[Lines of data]

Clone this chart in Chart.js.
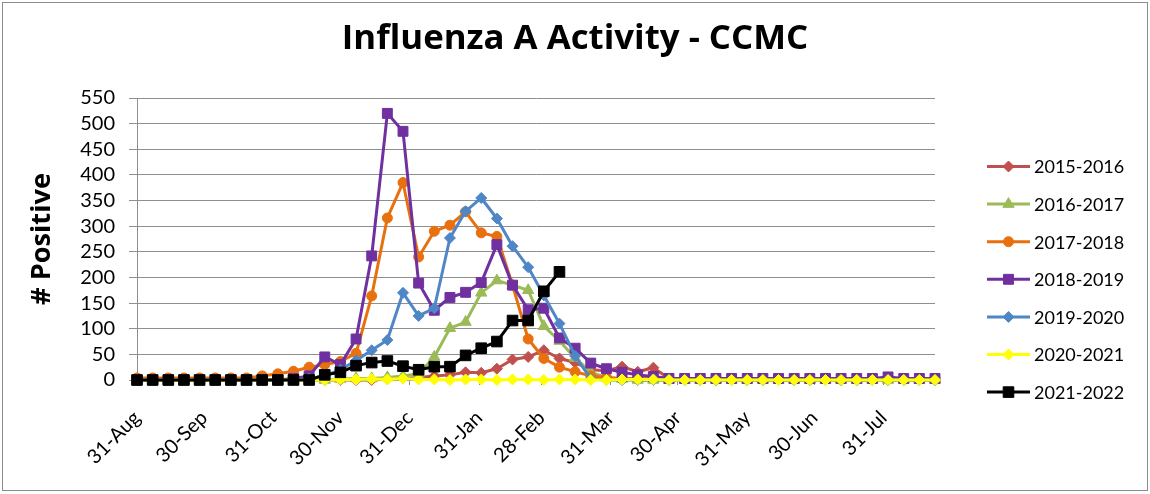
<!DOCTYPE html>
<html>
<head>
<meta charset="utf-8">
<script src="https://cdn.jsdelivr.net/npm/chart.js@4.4.1/dist/chart.umd.min.js"></script>
<style>
  html, body { margin: 0; padding: 0; background: #fff; }
  #wrap { position: relative; width: 1150px; height: 494px; overflow: hidden; }
  #c { position: absolute; left: 0; top: 0; }
  #frame { position: absolute; left: 2px; top: 2px; width: 1144px; height: 487px; border: 1px solid #8c8c8c; pointer-events: none; }
</style>
</head>
<body>
<div id="wrap"><canvas id="c" width="1150" height="494"></canvas><div id="frame"></div></div>
<script>
// ---- data (weekly counts, first week = 31-Aug) ----
const chartTitle = 'Influenza A Activity - CCMC';
const yAxisTitle = '# Positive';
const seasonLabels = ['2015-2016', '2016-2017', '2017-2018', '2018-2019', '2019-2020', '2020-2021', '2021-2022'];

const s2015_2016 = [0,0,0,0,0,0,0,0,0,0,0,0,0,0,0,0, 2,3,5,8,10,15,14,22,40,45,58,42,34,20,18,26,16,24,3, 0,0,0,0,0,0,0,0,0,0,0,0,0,0,0,0,0];
const s2016_2017 = [0,0,0,0,0,0,0,0,0,0,0,0,0, 2,3,3,5,8,12,45,101,113,170,194,185,175,105,76,43,15,5,2, 0,0,0,0,0,0,0,0,0,0,0,0,0,0,0,0,0,0,0,0];
const s2017_2018 = [4,4,4,4,4,4,4,4, 8,12,17,25,30,36,52,164,316,385,240,290,302,328,287,280,185,80,42,25,16,8,5, 3,3,3,3,3,3,3,3,3,3,3,3,3,3,3,3,3,3,3,3,3];
const s2018_2019 = [0,0,0,0,0,0,0,0,0,0, 3,8,45,30,80,242,520,485,189,136,161,171,190,264,185,137,140,82,62,33,22,15,10,7, 3,3,3,3,3,3,3,3,3,3,3,3,3,3, 6, 3,3,3];
const s2019_2020 = [0,0,0,0,0,0,0,0,0,0,0, 3,8,20,38,58,78,170,125,140,277,329,355,315,261,220,165,110,47,2, 0,0,0,0,0,0,0,0,0,0,0,0,0,0,0,0,0,0,0,0,0,0];
const s2020_2021 = [0,0,0,0,0,0,0,0,0,0,0,0, 0,1,1,2,1,3,1,1,0,1, 1,0,1,1,0,1,1,0,0,1, 1,1,0,0,0,0,0,0,0,0, 0,0,0,0,0,0,0,0,0,0];
const s2021_2022 = [0,0,0,0,0,0,0,0,0,0,0,0, 10,15,28,34,37,27,20,26,26,48,62,75,116,116,173,211];

const xTickDays   = [0, 30, 61, 91, 122, 153, 181, 212, 242, 273, 303, 334];
const xTickLabels = ['31-Aug','30-Sep','31-Oct','30-Nov','31-Dec','31-Jan','28-Feb','31-Mar','30-Apr','31-May','30-Jun','31-Jul'];
const DAYS_PER_WEEK = 7;
const WEEKS = 52;
const Y_MIN = 0, Y_MAX = 550, Y_STEP = 50;

// ---- styles ----
const seriesValues = [s2015_2016, s2016_2017, s2017_2018, s2018_2019, s2019_2020, s2020_2021, s2021_2022];
const seriesColors = ['#C0504D', '#9BBB59', '#E8700E', '#7030A0', '#4F86C6', '#FFFF00', '#000000'];
const seriesMarkers = ['rectRot', 'triangle', 'circle', 'rect', 'rectRot', 'rectRot', 'rect'];
const markerRadius = [5.5, 6.5, 5, 7, 5.5, 5.5, 7.5];
const GRID = '#8f8f8f';
const FONT = 'Lato, "Open Sans", sans-serif';
const BOLD_FONT = '"Open Sans", Lato, sans-serif';

function toPoints(vals) { return vals.map((v, i) => ({ x: i * DAYS_PER_WEEK, y: v })); }

const datasets = seriesValues.map((vals, i) => ({
  label: seasonLabels[i],
  data: toPoints(vals),
  borderColor: seriesColors[i],
  backgroundColor: seriesColors[i],
  pointBackgroundColor: seriesColors[i],
  pointBorderColor: seriesColors[i],
  pointStyle: seriesMarkers[i],
  pointRadius: markerRadius[i],
  pointHoverRadius: markerRadius[i],
  pointBorderWidth: 1,
  borderWidth: 3,
  borderJoinStyle: 'round',
  tension: 0,
  fill: false,
  clip: false,
  order: seriesValues.length - i
}));

function drawMarker(ctx, style, r, x, y) {
  ctx.beginPath();
  if (style === 'circle') {
    ctx.arc(x, y, r, 0, Math.PI * 2);
  } else if (style === 'rect') {
    const s = r * Math.SQRT1_2;
    ctx.rect(x - s, y - s, 2 * s, 2 * s);
  } else if (style === 'rectRot') {
    ctx.moveTo(x, y - r); ctx.lineTo(x + r, y); ctx.lineTo(x, y + r); ctx.lineTo(x - r, y); ctx.closePath();
  } else if (style === 'triangle') {
    ctx.moveTo(x, y - r);
    ctx.lineTo(x + Math.sin(2 * Math.PI / 3) * r, y - Math.cos(2 * Math.PI / 3) * r);
    ctx.lineTo(x + Math.sin(4 * Math.PI / 3) * r, y - Math.cos(4 * Math.PI / 3) * r);
    ctx.closePath();
  }
  ctx.fill();
  ctx.stroke();
}

// fit a bold font size so the text spans the target width seen in the original
function fitSize(text, target, base) {
  const m = document.createElement('canvas').getContext('2d');
  m.font = 'bold ' + base + 'px ' + BOLD_FONT;
  const w = m.measureText(text).width;
  return Math.max(10, Math.min(60, base * target / w));
}

function build() {
  const titleSize = fitSize(chartTitle, 467, 30);
  const yTitleSize = fitSize(yAxisTitle, 132, 24);

  const decorPlugin = {
    id: 'decor',
    afterDraw(chart) {
      const ctx = chart.ctx;
      ctx.save();
      ctx.fillStyle = '#000';
      ctx.font = 'bold ' + titleSize.toFixed(1) + 'px ' + BOLD_FONT;
      ctx.textAlign = 'center';
      ctx.textBaseline = 'alphabetic';
      ctx.fillText(chartTitle, 575, 49);
      const y0 = 166.5, dy = 37.6;
      chart.data.datasets.forEach((ds, i) => {
        const y = y0 + i * dy;
        ctx.strokeStyle = ds.borderColor;
        ctx.lineWidth = 3;
        ctx.beginPath(); ctx.moveTo(987, y); ctx.lineTo(1030, y); ctx.stroke();
        ctx.fillStyle = ds.pointBackgroundColor;
        ctx.strokeStyle = ds.pointBorderColor;
        ctx.lineWidth = 1;
        drawMarker(ctx, ds.pointStyle, ds.pointRadius, 1008.5, y);
        ctx.fillStyle = '#000';
        ctx.font = '18px ' + FONT;
        ctx.textAlign = 'left';
        ctx.textBaseline = 'middle';
        ctx.fillText(ds.label, 1034, y + 1);
      });
      ctx.restore();
    }
  };

  new Chart(document.getElementById('c'), {
    type: 'line',
    data: { datasets },
    plugins: [decorPlugin],
    options: {
      responsive: false,
      animation: false,
      layout: { padding: { top: 98, right: 215, bottom: 0, left: 0 } },
      plugins: { legend: { display: false }, title: { display: false }, tooltip: { enabled: false } },
      scales: {
        x: {
          type: 'linear',
          min: 0,
          max: (WEEKS - 1) * DAYS_PER_WEEK,
          afterBuildTicks: (scale) => { scale.ticks = xTickDays.map(v => ({ value: v })); },
          afterFit: (scale) => { scale.height = 114; },
          ticks: {
            autoSkip: false, maxRotation: 45, minRotation: 45, padding: 21,
            font: { family: FONT, size: 20 }, color: '#000',
            callback: (v) => xTickLabels[xTickDays.indexOf(v)]
          },
          grid: { drawOnChartArea: false, drawTicks: true, tickLength: 5, color: GRID },
          border: { display: true, color: GRID, width: 1 }
        },
        y: {
          min: Y_MIN, max: Y_MAX,
          afterFit: (scale) => { scale.width = 137; },
          ticks: { stepSize: Y_STEP, autoSkip: false, padding: 14, font: { family: FONT, size: 20 }, color: '#000' },
          grid: { color: GRID, lineWidth: 1, drawTicks: true, tickLength: 8 },
          border: { display: true, color: GRID, width: 1 },
          title: { display: true, text: yAxisTitle, color: '#000', font: { family: BOLD_FONT, size: yTitleSize, weight: 'bold', lineHeight: 1.2 }, padding: { top: 42 - yTitleSize * 0.6, bottom: 0 } }
        }
      }
    }
  });
}

const fontLoads = document.fonts ? Promise.all([
  document.fonts.load('20px Lato'), document.fonts.load('bold 30px "Open Sans"')
]) : Promise.resolve();
fontLoads.then(build, build);
</script>
</body>
</html>
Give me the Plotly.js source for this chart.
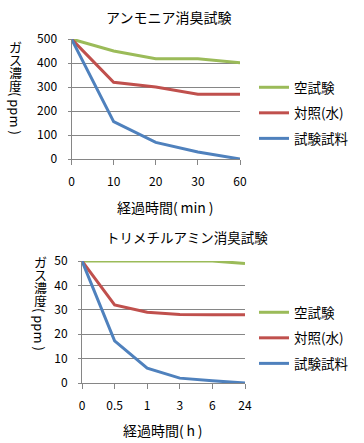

[Given instruction] Tally the lines of the records holding the word "this", then state only the tally.

[Final result] 2